During a visit in the Anatomical Theatre within the Uppsala University Museum I became inspired to create an exhibition specifically for that space. My idea was to create paintings that would be connected to the original function of the Theatre and feel in some way integrated with the original architecture.

The Anatomical theatre in Uppsala, Sweden is built like an amphitheatre, with a table for post-mortem examinations at its epicenter. The spectators’ gallery is so high and narrow that to reach various viewing levels one’s body has to move in awkward and unusual ways. When I focus on the dissection table where executed 17th century criminals where cut open for the educational benefit of medical students – as well as for paying audiences – the room feels quite creepy. Yet when I move around within the room it often feels joyful. It is also interesting to note that the museum is popular amongst children, and that the Theatre is often appreciated for the beauty of its design.

While researching the literature and imagery of death I became deeply interested in the “Dance Macabre” or “Dance of Death – the late-medieval allegory on the universality of death which emphasized that, regardless of one’s station in life, the dance of death unites us all. I found that making paintings of dancing skeletons allowed me to seamlessly express both the creepiness and the joy of existence. And I’ve found that my dancing skeleton paintings often inspire in viewers the feeling that the deceased are somehow still with us - even in the same room.
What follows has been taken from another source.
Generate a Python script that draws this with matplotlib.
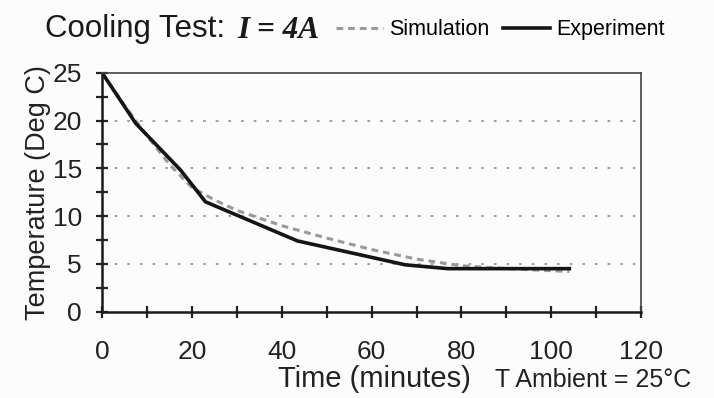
import matplotlib.pyplot as plt
from matplotlib.ticker import MultipleLocator

# data
exp_time = [0, 7.5, 17.5, 23, 43.5, 67.5, 77, 104]
exp_temp = [25, 19.7, 14.8, 11.5, 7.4, 4.9, 4.5, 4.5]

sim_time = [0, 5, 10, 15, 20, 25, 30, 40, 50, 60, 70, 80, 90, 104]
sim_temp = [25, 21.6, 18.4, 15.4, 13.0, 11.7, 10.6, 9.0, 7.7, 6.5, 5.5, 4.8, 4.5, 4.2]

x_ticks = [0, 20, 40, 60, 80, 100, 120]
y_ticks = [0, 5, 10, 15, 20, 25]

plt.rcParams['font.family'] = ['Liberation Sans', 'DejaVu Sans']

fig = plt.figure(figsize=(7.14, 3.98), dpi=100, facecolor='#fcfcfc')
ax = fig.add_axes([0.143, 0.217, 0.755, 0.600])
ax.set_facecolor('#fcfcfc')

ax.plot(sim_time, sim_temp, color='#9a9a9a', lw=2.2, ls=(0, (2.2, 1.6)), label='Simulation')
ax.plot(exp_time, exp_temp, color='#151515', lw=2.6, label='Experiment')

ax.set_xlim(0, 120)
ax.set_ylim(0, 25)
ax.set_xticks(x_ticks)
ax.set_yticks(y_ticks)
ax.xaxis.set_minor_locator(MultipleLocator(10))
ax.yaxis.set_minor_locator(MultipleLocator(2.5))
ax.tick_params(which='both', direction='inout', length=9, width=1.6, color='#222222')
ax.tick_params(axis='x', labelsize=19, pad=16, colors='#222222')
ax.tick_params(axis='y', labelsize=19, pad=10, colors='#222222')

for v in y_ticks[1:-1]:
    ax.axhline(v, color='#999999', lw=1.3, ls=(0, (1.5, 5.5)), zorder=0)

for s in ['left', 'bottom']:
    ax.spines[s].set_linewidth(1.8)
    ax.spines[s].set_color('#1a1a1a')
for s in ['top', 'right']:
    ax.spines[s].set_linewidth(1.2)
    ax.spines[s].set_color('#444444')

ax.set_ylabel('Temperature (Deg C)', fontsize=19.5, color='#222222', labelpad=1)

fig.text(0.063, 0.907, 'Cooling Test:', fontsize=22.5, color='#1a1a1a', va='baseline')
fig.text(0.333, 0.905, 'I = 4A', fontsize=22.5, family='Liberation Serif',
         style='italic', weight='bold', color='#1a1a1a', va='baseline')

ax.legend(loc='center left', bbox_to_anchor=(0.470, 0.925), bbox_transform=fig.transFigure,
          ncol=2, frameon=False, fontsize=15.5, handlelength=2.2, handletextpad=0.3,
          columnspacing=0.6, borderpad=0, borderaxespad=0)

fig.text(0.389, 0.028, 'Time (minutes)', fontsize=21, color='#222222', va='baseline')
fig.text(0.693, 0.028, 'T Ambient = 25°C', fontsize=18, color='#222222', va='baseline')

fig.savefig('out.png', dpi=100, facecolor=fig.get_facecolor())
This exhibition in Galleri Bergman contains works from my still in-progress series. A larger, more complete version of the series will be exhibited on the walls of the Anatomical Theatre during 2008. As I progressed with painting images of skeletons I discovered other compelling reasons for painting them. To me, they appear quite beautiful and exciting, and I also like their smile, which seems a bit ironical to me. I consider the skeletons in my pictures as people without physical feelings. And yet these figures seem to have a yearning to touch each other. Perhaps it is because they were once alive – and thus know what human touch is.